For this reason, narrative-busting is one of the most powerful functions of journalism today. This is author Malcolm Gladwell’s superpower, for instance. He takes something that we think we know, and then completely blows it to pieces, forcing readers to confront their own biases and worldviews. This process of compelling readers to recalibrate their own opinions – to look at the world dynamically and flexibly – is healthy. It is how fake news is defeated, because it teaches us all to wrestle with how the world is, not how we wish it to be. That is when progress is possible, because that is when we identify challenges honestly.
And that is why I love Ann Scott Tyson’s cover story on Hong Kong this week.
The prevailing Western narrative about Hong Kong’s resistance to Chinese influence is a powerful one. They are fighting for individual liberties against the creeping anti-democratic agenda of the mainland. And this narrative is 100% true.

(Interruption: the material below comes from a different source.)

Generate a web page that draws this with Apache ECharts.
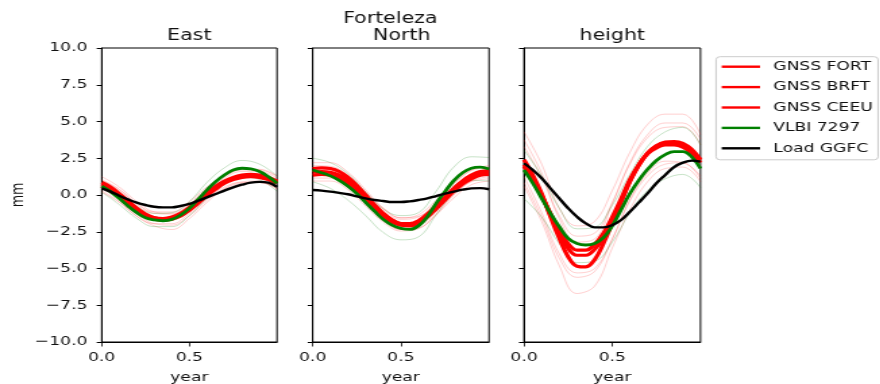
<!DOCTYPE html>
<html>
<head>
<meta charset="utf-8">
<script src="https://cdn.jsdelivr.net/npm/echarts@6/dist/echarts.min.js"></script>
<style>
html,body{margin:0;padding:0;background:#fff;overflow:hidden;}
#c{width:652px;height:384px;transform:scaleX(1.35);transform-origin:0 0;}
</style>
</head>
<body>
<div id="c"></div>
<script>
// ---- data ----
// main curves sampled every 0.05 yr, uncertainty envelopes every 0.1 yr
const xs = [0.0, 0.05, 0.1, 0.15, 0.2, 0.25, 0.3, 0.35, 0.4, 0.45, 0.5, 0.55, 0.6, 0.65, 0.7, 0.75, 0.8, 0.85, 0.9, 0.95, 1.0];
const xsB = [0.0, 0.1, 0.2, 0.3, 0.4, 0.5, 0.6, 0.7, 0.8, 0.9, 1.0];
const panelTitles = ['East', 'North', 'height'];
const suptitle = 'Forteleza';
const legendNames = ['GNSS FORT', 'GNSS BRFT', 'GNSS CEEU', 'VLBI 7297', 'Load GGFC'];
const xTicks = [0.0, 0.5];

// East
const eFORT = [0.85, 0.55, 0.1, -0.4, -0.9, -1.3, -1.55, -1.65, -1.6, -1.4, -1.0, -0.5, 0.05, 0.5, 0.85, 1.1, 1.25, 1.3, 1.25, 1.1, 0.85];
const eBRFT = [0.7, 0.4, -0.05, -0.55, -1.0, -1.4, -1.65, -1.72, -1.65, -1.42, -1.05, -0.55, -0.05, 0.4, 0.8, 1.05, 1.2, 1.25, 1.2, 1.05, 0.8];
const eCEEU = [0.6, 0.3, -0.1, -0.55, -1.0, -1.35, -1.55, -1.6, -1.5, -1.25, -0.85, -0.35, 0.15, 0.6, 0.95, 1.2, 1.35, 1.4, 1.35, 1.2, 0.95];
const eVLBI = [0.6, 0.23, -0.23, -0.75, -1.2, -1.55, -1.7, -1.75, -1.66, -1.36, -0.91, -0.3, 0.34, 0.91, 1.36, 1.7, 1.82, 1.77, 1.6, 1.25, 0.8];
const eLoad = [0.45, 0.23, -0.05, -0.3, -0.52, -0.68, -0.8, -0.84, -0.84, -0.75, -0.61, -0.39, -0.16, 0.07, 0.3, 0.52, 0.7, 0.84, 0.89, 0.84, 0.55];
const eFORThi = [1.25, 0.55, -0.45, -1.15, -1.25, -0.6, 0.45, 1.25, 1.7, 1.7, 1.25];
const eFORTlo = [0.45, -0.3, -1.3, -1.95, -2.05, -1.4, -0.35, 0.45, 0.85, 0.85, 0.45];
const eBRFThi = [1.05, 0.4, -0.6, -1.25, -1.3, -0.7, 0.3, 1.15, 1.6, 1.6, 1.15];
const eBRFTlo = [0.3, -0.45, -1.45, -2.1, -2.35, -1.6, -0.5, 0.4, 0.8, 0.85, 0.4];
const eCEEUhi = [1.0, 0.35, -0.6, -1.15, -1.15, -0.45, 0.55, 1.3, 1.75, 1.75, 1.3];
const eCEEUlo = [0.2, -0.5, -1.45, -1.95, -1.95, -1.25, -0.25, 0.55, 0.9, 0.95, 0.5];
const eVLBIhi = [0.95, 0.2, -0.75, -1.25, -1.2, -0.45, 0.85, 1.85, 2.35, 2.1, 1.3];
const eVLBIlo = [0.2, -0.65, -1.6, -2.15, -2.15, -1.4, -0.2, 0.85, 1.25, 1.05, 0.25];

// North
const nFORT = [1.8, 1.85, 1.8, 1.6, 1.2, 0.65, 0.0, -0.65, -1.25, -1.7, -1.95, -2.0, -1.85, -1.45, -0.9, -0.25, 0.4, 0.95, 1.35, 1.6, 1.65];
const nBRFT = [1.35, 1.4, 1.35, 1.15, 0.8, 0.3, -0.3, -0.9, -1.45, -1.85, -2.05, -2.1, -1.9, -1.5, -0.95, -0.35, 0.25, 0.75, 1.1, 1.35, 1.4];
const nCEEU = [1.55, 1.6, 1.55, 1.35, 1.0, 0.45, -0.15, -0.75, -1.3, -1.7, -1.95, -1.95, -1.75, -1.3, -0.75, -0.15, 0.45, 0.95, 1.3, 1.5, 1.55];
const nVLBI = [1.7, 1.52, 1.3, 1.0, 0.6, 0.1, -0.5, -1.1, -1.66, -2.05, -2.27, -2.34, -2.1, -1.48, -0.57, 0.23, 0.98, 1.52, 1.82, 1.89, 1.77];
const nLoad = [0.34, 0.3, 0.23, 0.14, 0.05, -0.09, -0.23, -0.34, -0.41, -0.48, -0.48, -0.43, -0.34, -0.23, -0.07, 0.09, 0.23, 0.36, 0.45, 0.47, 0.39];
const nFORThi = [2.2, 2.2, 1.55, 0.35, -0.9, -1.55, -1.45, -0.5, 0.75, 1.7, 2.0];
const nFORTlo = [1.4, 1.4, 0.8, -0.4, -1.65, -2.35, -2.25, -1.3, 0.0, 0.95, 1.25];
const nBRFThi = [1.75, 1.75, 1.15, 0.05, -1.05, -1.65, -1.5, -0.55, 0.6, 1.45, 1.75];
const nBRFTlo = [0.95, 0.95, 0.35, -0.75, -1.85, -2.45, -2.3, -1.35, -0.2, 0.7, 0.95];
const nCEEUhi = [2.0, 1.95, 1.35, 0.2, -0.9, -1.55, -1.35, -0.35, 0.8, 1.65, 1.9];
const nCEEUlo = [1.15, 1.15, 0.55, -0.55, -1.7, -2.35, -2.15, -1.15, 0.05, 0.9, 1.1];
const nVLBIhi = [2.5, 2.2, 1.45, 0.2, -0.95, -1.4, -1.2, 0.25, 1.9, 2.6, 2.55];
const nVLBIlo = [0.9, 0.45, -0.35, -1.4, -2.55, -3.05, -2.85, -1.35, 0.15, 1.0, 0.95];

// height
const hFORT = [2.4, 1.36, 0.1, -1.48, -2.95, -4.2, -4.84, -4.89, -4.4, -3.3, -1.9, -0.45, 0.95, 2.05, 2.84, 3.34, 3.6, 3.64, 3.52, 3.11, 2.4];
const hBRFT = [2.05, 1.14, 0.0, -1.36, -2.6, -3.64, -4.1, -4.1, -3.7, -2.9, -1.8, -0.45, 0.9, 2.0, 2.85, 3.35, 3.55, 3.52, 3.34, 2.95, 2.4];
const hCEEU = [1.93, 1.02, -0.07, -1.25, -2.39, -3.3, -3.75, -3.75, -3.35, -2.6, -1.5, -0.25, 1.05, 2.05, 2.8, 3.2, 3.4, 3.4, 3.25, 2.84, 2.2];
const hVLBI = [1.7, 0.8, -0.23, -1.25, -2.16, -2.95, -3.3, -3.4, -3.3, -2.9, -2.1, -1.0, 0.1, 1.0, 1.75, 2.35, 2.75, 2.95, 2.95, 2.6, 1.8];
const hLoad = [2.16, 1.7, 1.14, 0.45, -0.23, -0.9, -1.48, -1.93, -2.2, -2.2, -2.05, -1.7, -1.14, -0.52, 0.11, 0.8, 1.36, 1.9, 2.2, 2.34, 2.27];
const hFORThi = [4.3, 2.1, -0.9, -2.1, -1.8, 0.3, 2.9, 4.8, 5.5, 5.5, 4.1];
const hFORTlo = [0.6, -1.8, -4.8, -6.7, -6.2, -3.6, -1.0, 0.9, 1.8, 1.9, 0.9];
const hBRFThi = [3.75, 1.5, -1.6, -3.2, -3.0, -0.6, 2.2, 4.1, 4.9, 4.9, 3.8];
const hBRFTlo = [0.85, -1.5, -4.3, -5.6, -5.2, -3.0, -0.3, 1.5, 2.3, 2.2, 1.3];
const hCEEUhi = [3.3, 1.2, -1.4, -2.8, -2.6, -0.5, 2.1, 3.9, 4.6, 4.65, 3.4];
const hCEEUlo = [1.25, -1.2, -4.0, -5.3, -5.0, -3.0, -0.4, 1.3, 2.1, 2.2, 1.1];
const hVLBIhi = [3.05, 1.3, -0.9, -2.3, -2.2, -0.7, 1.4, 3.3, 4.3, 4.6, 3.4];
const hVLBIlo = [-0.25, -1.5, -3.3, -4.6, -4.5, -3.2, -1.2, 0.3, 1.1, 1.4, 0.5];

// ---- chart ----
const S = 1.35; // horizontal stretch of the reference
const FONT = 'DejaVu Sans';
const TXT = '#111';
const RED = '#ff0000', GREEN = '#008000', BLACK = '#000000';
const PALE_RED = 'rgba(255,40,40,0.28)', PALE_GREEN = 'rgba(0,128,0,0.28)';

const panels = [
  {main:[eFORT,eBRFT,eCEEU,eVLBI,eLoad], bounds:[[eFORThi,eFORTlo],[eBRFThi,eBRFTlo],[eCEEUhi,eCEEUlo],[eVLBIhi,eVLBIlo]]},
  {main:[nFORT,nBRFT,nCEEU,nVLBI,nLoad], bounds:[[nFORThi,nFORTlo],[nBRFThi,nBRFTlo],[nCEEUhi,nCEEUlo],[nVLBIhi,nVLBIlo]]},
  {main:[hFORT,hBRFT,hCEEU,hVLBI,hLoad], bounds:[[hFORThi,hFORTlo],[hBRFThi,hBRFTlo],[hCEEUhi,hCEEUlo],[hVLBIhi,hVLBIlo]]}
];
const gridLeftReal = [101.7, 312.7, 524];
const gridRightReal = [277, 489, 700.5];

function line(gi, name, xv, arr, color, width, z) {
  return {
    type:'line', name:name, xAxisIndex:gi, yAxisIndex:gi,
    data: xv.map((x,i)=>[x, arr[i]]),
    smooth:0.4, showSymbol:false, symbol:'none', silent:true,
    lineStyle:{color:color, width:width}, itemStyle:{color:color}, z:z,
    animation:false
  };
}

const grids = [], xAxes = [], yAxes = [], series = [];
panels.forEach((p, gi) => {
  const l = gridLeftReal[gi] / S, r = gridRightReal[gi] / S;
  grids.push({left:l, width:r-l, top:48, height:294, containLabel:false, outerBoundsMode:'none',
    show:true, borderColor:'#000', borderWidth:1, backgroundColor:'transparent'});
  xAxes.push({
    type:'value', gridIndex:gi, min:0, max:1, interval:0.5,
    name:'year', nameLocation:'middle', nameGap:29,
    nameTextStyle:{fontFamily:FONT, fontSize:12.7, color:TXT},
    axisLine:{show:true, onZero:false, lineStyle:{color:'#000', width:1}},
    axisTick:{show:true, inside:false, length:4.5, lineStyle:{color:'#000', width:0.8}, customValues:xTicks},
    axisLabel:{show:true, fontFamily:FONT, fontSize:12.7, color:TXT, margin:9, customValues:xTicks, formatter:v=>v.toFixed(1)},
    splitLine:{show:false}
  });
  yAxes.push({
    type:'value', gridIndex:gi, min:-10, max:10, interval:2.5,
    axisLine:{show:true, onZero:false, lineStyle:{color:'#000', width:1}},
    axisTick:{show:true, inside:false, length:3.7, lineStyle:{color:'#000', width:1}},
    axisLabel:{show:gi===0, fontFamily:FONT, fontSize:12.7, color:TXT, margin:10.6, padding:[3,0,0,0],
      formatter:v=>v.toFixed(1).replace('-', '\u2212')},
    splitLine:{show:false}
  });
  p.bounds.forEach((b, bi) => {
    const c = bi === 3 ? PALE_GREEN : PALE_RED;
    series.push(line(gi, 'bound', xsB, b[0], c, 0.8, 1));
    series.push(line(gi, 'bound', xsB, b[1], c, 0.8, 1));
  });
  series.push(line(gi, legendNames[0], xs, p.main[0], RED, 3.2, 2));
  series.push(line(gi, legendNames[1], xs, p.main[1], RED, 3.2, 2));
  series.push(line(gi, legendNames[2], xs, p.main[2], RED, 3.2, 2));
  series.push(line(gi, legendNames[3], xs, p.main[3], GREEN, 2.8, 3));
  series.push(line(gi, legendNames[4], xs, p.main[4], BLACK, 2.4, 4));
});

const centers = [0,1,2].map(i => (gridLeftReal[i] + gridRightReal[i]) / 2 / S);
const graphics = [
  {type:'text', x:390.3/S, y:19, style:{text:suptitle, font:'15.2px "DejaVu Sans"', fill:TXT, textAlign:'center', textVerticalAlign:'middle'}},
  {type:'text', x:13.6, y:195, rotation:Math.PI/2, style:{text:'mm', font:'12.7px "DejaVu Sans"', fill:TXT, textAlign:'center', textVerticalAlign:'middle'}}
];
panelTitles.forEach((t, i) => {
  graphics.push({type:'text', x:centers[i] + (i===1 ? 0.6 : 0), y:36, style:{text:t, font:'15.2px "DejaVu Sans"', fill:TXT, textAlign:'center', textVerticalAlign:'middle'}});
});

const chart = echarts.init(document.getElementById('c'), null, {renderer:'canvas', width:652, height:384});
chart.setOption({
  animation:false,
  backgroundColor:'#ffffff',
  grid:grids, xAxis:xAxes, yAxis:yAxes, series:series,
  graphic:graphics,
  legend:{
    data:legendNames, orient:'vertical', left:530.4, top:56.7,
    icon:'rect', itemWidth:28.4, itemHeight:2.4, itemGap:6.4,
    padding:[3, 4, 4.5, 4.2], selectedMode:false,
    borderColor:'#cccccc', borderWidth:1, borderRadius:3, backgroundColor:'rgba(255,255,255,0.8)',
    textStyle:{fontFamily:FONT, fontSize:12.7, color:TXT, lineHeight:14, padding:[0,0,0,4.8]}
  }
});
</script>
</body>
</html>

But it is also incomplete. The fact is, Hong Kong’s pro-democracy movement is also fueled by underlying concerns about how a major influx of mainland people and money is changing the place. There is a justifiable reason for this concern. China appears to be embarking on a policy of assimilation, undermining Hong Kong’s unique politics and culture with a colonizing wave of mainlanders.
Yet Ann also shows there are hints of xenophobia and prejudice in the Hong Kong mind. For me, her story was a narrative-buster, forcing me to see the mechanics beneath the Hong Kong protests in more nuanced ways. It doesn’t mean I have less respect for the resistance. Nor does it lead me to dismiss China’s potentially insidious intent. But it does mean I now see that there is more to the story – and more than just politics at work.